A Note on My Harding Research

The information I posted during 2020 mostly covered Warren Harding's front-porch campaign from his home on Mt. Vernon Avenue in Marion, Ohio. The campaign officially started on July 31, 1920, and ended on September 25. The plan was to post daily on events that occurred exactly 100 years ago that day, but I shared other information as well. You'll have to read bottom-to-top if you want to follow the campaign from Day 1.

I used the open web for some of my research but also information accessible by using my library card or my subscription to www.newspapers.com. The most useful resource was the Marion Star, which was owned by the Hardings at the time of the campaign. I also browsed online copies of other newspapers like the New York Times, the Washington Star, and the Dayton Daily News, which, in 1920, was owned by Harding's Democratic opponent, Governor James M. Cox. I also posted information from other newspapers that covered Harding's trips away from Marion during the campaign.

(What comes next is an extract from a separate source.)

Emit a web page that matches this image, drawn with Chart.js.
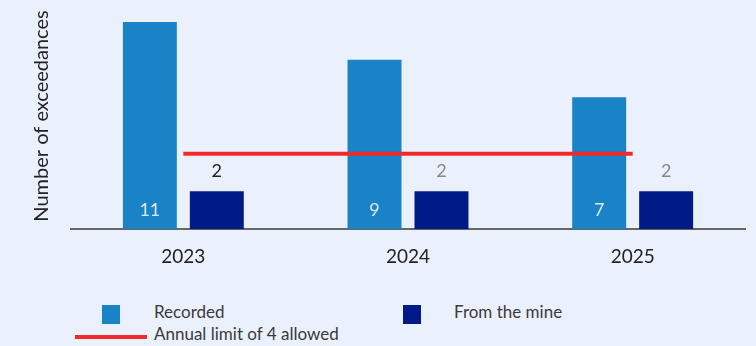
<!DOCTYPE html>
<html>
<head>
<meta charset="utf-8">
<script src="https://cdn.jsdelivr.net/npm/chart.js@4"></script>
<style>
  html, body { margin: 0; padding: 0; background: #ebf1fc; }
  body { width: 756px; height: 346px; position: relative; overflow: hidden; font-family: Lato, sans-serif; }
  #wrap { position: absolute; left: 0; top: 0; width: 756px; height: 280px; }
  .lg { position: absolute; color: #3a3a3a; font-size: 17px; line-height: 20px; white-space: nowrap; }
  .sw { position: absolute; }
</style>
</head>
<body>
<div id="wrap"><canvas id="chart"></canvas></div>

<!-- legend -->
<div class="sw" style="left:102px;top:305px;width:18px;height:19px;background:#1a82c6"></div>
<div class="lg" style="left:154px;top:302px">Recorded</div>
<div class="sw" style="left:403px;top:305px;width:18px;height:19px;background:#001a88"></div>
<div class="lg" style="left:454px;top:302px">From the mine</div>
<div class="sw" style="left:75px;top:335px;width:72px;height:4px;background:#ee2b2b"></div>
<div class="lg" style="left:154px;top:324px">Annual limit of 4 allowed</div>

<script>
const years = ['2023', '2024', '2025'];
const recorded = [11, 9, 7];
const fromMine = [2, 2, 2];
const annualLimit = [4, 4, 4];
const yMax = 11;

// value labels + rotated y title
const labelPlugin = {
  id: 'valueLabels',
  afterDatasetsDraw(chart) {
    const ctx = chart.ctx;
    ctx.save();
    ctx.font = '18px Lato';
    ctx.textAlign = 'center';
    ctx.textBaseline = 'middle';

    chart.getDatasetMeta(0).data.forEach((bar, i) => {
      ctx.fillStyle = '#d9e9f6';
      ctx.fillText(recorded[i], bar.x, bar.base - 19);
    });
    const mineColors = ['#222', '#888', '#888'];
    chart.getDatasetMeta(1).data.forEach((bar, i) => {
      ctx.fillStyle = mineColors[i];
      ctx.fillText(fromMine[i], bar.x, bar.y - 20);
    });

    ctx.translate(42, 116);
    ctx.rotate(-Math.PI / 2);
    ctx.fillStyle = '#222';
    ctx.font = '20px Lato';
    ctx.fillText('Number of exceedances', 0, 0);
    ctx.restore();
  }
};

new Chart(document.getElementById('chart'), {
  type: 'bar',
  data: {
    labels: years,
    datasets: [
      {
        label: 'Recorded',
        data: recorded,
        backgroundColor: '#1a82c6',
        barPercentage: 0.806,
        categoryPercentage: 0.596,
        order: 2
      },
      {
        label: 'From the mine',
        data: fromMine,
        backgroundColor: '#001a88',
        barPercentage: 0.806,
        categoryPercentage: 0.596,
        order: 2
      },
      {
        type: 'line',
        label: 'Annual limit of 4 allowed',
        data: annualLimit,
        borderColor: '#ee2b2b',
        borderWidth: 4,
        pointRadius: 0,
        fill: false,
        order: 1
      }
    ]
  },
  options: {
    responsive: true,
    maintainAspectRatio: false,
    animation: false,
    layout: { padding: { left: 71, right: 11, top: 22, bottom: 0 } },
    plugins: { legend: { display: false }, tooltip: { enabled: false } },
    scales: {
      x: {
        grid: { display: false },
        border: { display: true, color: '#666', width: 2 },
        ticks: { color: '#222', font: { family: 'Lato', size: 19 }, padding: 8 },
        afterFit(scale) { scale.height = 51; }
      },
      y: {
        display: false,
        min: 0,
        max: yMax
      }
    }
  },
  plugins: [labelPlugin]
});
</script>
</body>
</html>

Another great resource I used was Dale E. Cottrill's The Conciliator, a 1969 biography of the president that expanded an earlier bibliography of Harding's speeches. An online version is available at the Internet Archive, but I used a hard copy borrowed from the State Library of Ohio.

Readers should not construe anything posted here as a political statement on my part. I just like Harding as a historical topic.

8/17/2020

Tuesday, August 17, 1920

Because managers at national headquarters and Senator Harding himself have received numerous requests to bring delegations to Marion or entice Harding to locations outside the city, an "important conference...is being held [today] at Harding headquarters for the purpose of arranging a complete schedule covering all of the nominee's dates from now until October 1."

The six managers putting "their heads together over a large sheet of cardboard on which were blue-penciled rectangles for every day from now until the first of October" are:

  • Harry M. Daugherty - member of the Republican National Executive Committee
  • Will Hays - chairman of the Republican National Committee
  • Albert Lasker - in charge of publicity*
  • Senator Harry S. New (Indiana) - in charge of the speakers' bureau
  • Carmi Thompson - former Ohio Secretary of State
  • Henry C. Wallace - publisher of the Wallace Farmer

Here's the same photograph, which is published in the Des Moines Register on August 23. Hays is second from left, Harding third, Albert Lasker sixth, Daugherty seventh, Christian ninth. Others identified in the wire photo is William A. Grant, director of the Republican pictorial division and Buckley Ward from West Virginia.

Harding "listened to suggestions and then vetoed nearly every request for him to leave Marion during the next six weeks." He did agree to discuss foreign affairs during a speech on August 28, instead of at the Minnesota State Fair on September 8, and he confirmed two other speeches: a Labor Day speech in Marion ("among people who know his labor record") and the one previously announced in Minneapolis.

At the end of the day, Harding drives Hays to Crestline, 30 miles northeast of Marion, to catch a night train to New York.

Sources:

  • "Harding to Clarify His Treaty Attitude." New York Times. 18 August 1920.
  • "To Speak Here on Labor Day." Marion Star. 17 August 1920.

* For the centennial, I am re-reading John A. Morello's Selling the President, 1920: Albert D. Lasker, Advertising, and the Election of Warren G. Harding, which I will discuss at some point.